Instructing people to rely on affect or reason has proven effective in altering cooperative behaviors in social dilemmas, while time pressure and cognitive load have not influenced prosocial behaviors. Further, there are individual differences in how much people prefer to rely on intuition and deliberation when making decisions. In this work, Manja Gärtner and colleagues provide “an experimental test of how decision mode and individual differences in processing styles jointly affect prosocial behavior in a range of incentivized social dilemmas using a large, diverse sample of the Swedish population.”

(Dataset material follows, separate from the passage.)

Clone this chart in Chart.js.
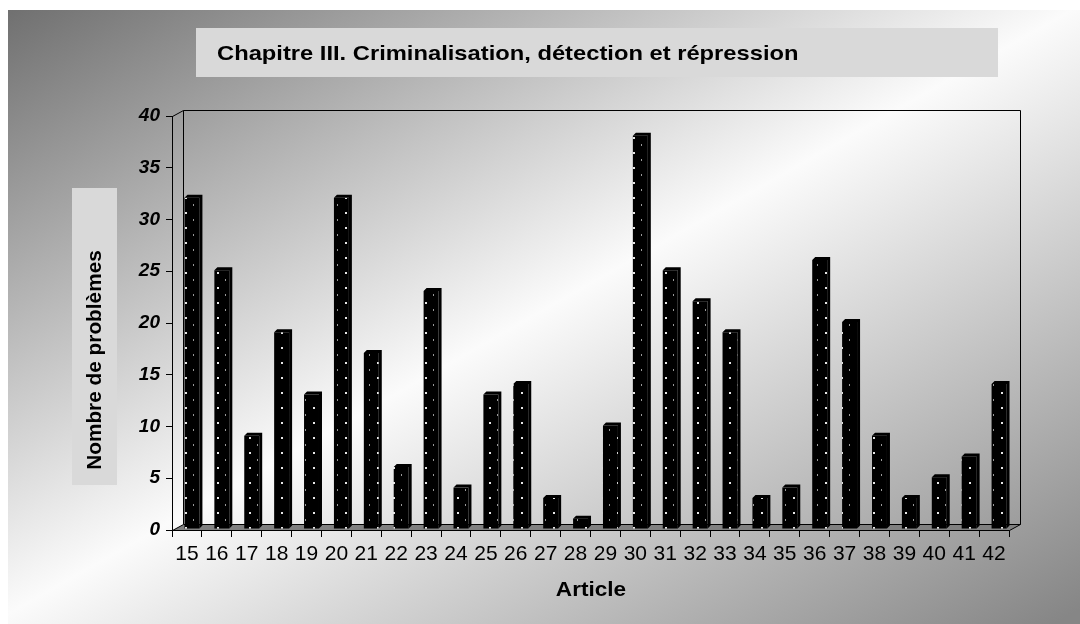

This study included a total of 1828 participants who were representative of the Swedish population in terms of sociodemographic characteristics (e.g., age, gender, geographical regions). Participants were randomly assigned to one of three groups; a baseline (or control) group, and two treatment groups that instructed participants to make their decisions based on affect or reason. For example, in the affect condition, participants were instructed: “In this part of the experiment, please make your decisions by relying on your heart, rather than your brain.” And vice versa for the reason condition. Participants in the control group received no instructions.

Four manipulation check items assessed how much participants believed “they relied on deliberation, intuition, and emotions as well as how much the instructions made them think more about their decisions.” Participants also responded to the jellybean task, which has previously been associated with deliberative and intuitive processing style. It involves making a hypothetical decision between a large bowl containing 100 jellybeans and a small bowl containing 10 jellybeans.

Participants are told to imagine that they can draw one jellybean from behind a screen. “The two bowls are depicted graphically with a label below the large bowl saying ‘9% colored jellybeans’ and below the small bowl saying ‘10% colored jellybeans’.” The rational choice is to draw from the small bowl given it contains a higher percentage of colored jellybeans, while the intuitive choice is to draw from the large bowl as it contains a higher number of colored jellybeans.

Prosocial behaviors were measured using a series of incentivized choices presented in random order, including cooperation in the prisoner’s dilemma game and the public goods game, trust and trustworthiness in the trust game, giving in the dictator game played with another individual, and giving in the dictator game played with a charity.

Gärtner and colleagues found a positive effect of inducing affect (rather than reason) by directly manipulating instructions of prosocial behavior in the prisoner’s dilemma game, trust game, dictator game, and charitable giving. The authors write, “the negative effect of inducing reason on prosocial behavior makes up a larger share of the total effect of the affect/reason-distinction than the positive effect of inducing emotion.” They also note that they should find an interaction between decision mode and individual differences if those who rely on intuition react differently to affect- and reason- inducing instructions compared to those who rely on deliberation. However, the researchers observed no systematic interaction between decision mode and individual differences.

Prosocial behaviors are key to addressing numerous issues around the globe, including poverty, health, environmental preservation, and the division of limited resources. The authors conclude, “Understanding the mechanism driving prosocial behavior is thus a central challenge. Here we demonstrate that an induced affective decision mode induced, but not individual differences in affective processing style, may increase prosocial behavior.”

The study, “Affect and prosocial behavior: The role of decision mode and individual processing style”, was authored by Manja Gärtner, David Andersson, Daniel Västfjäll, and Gustav Tinghög.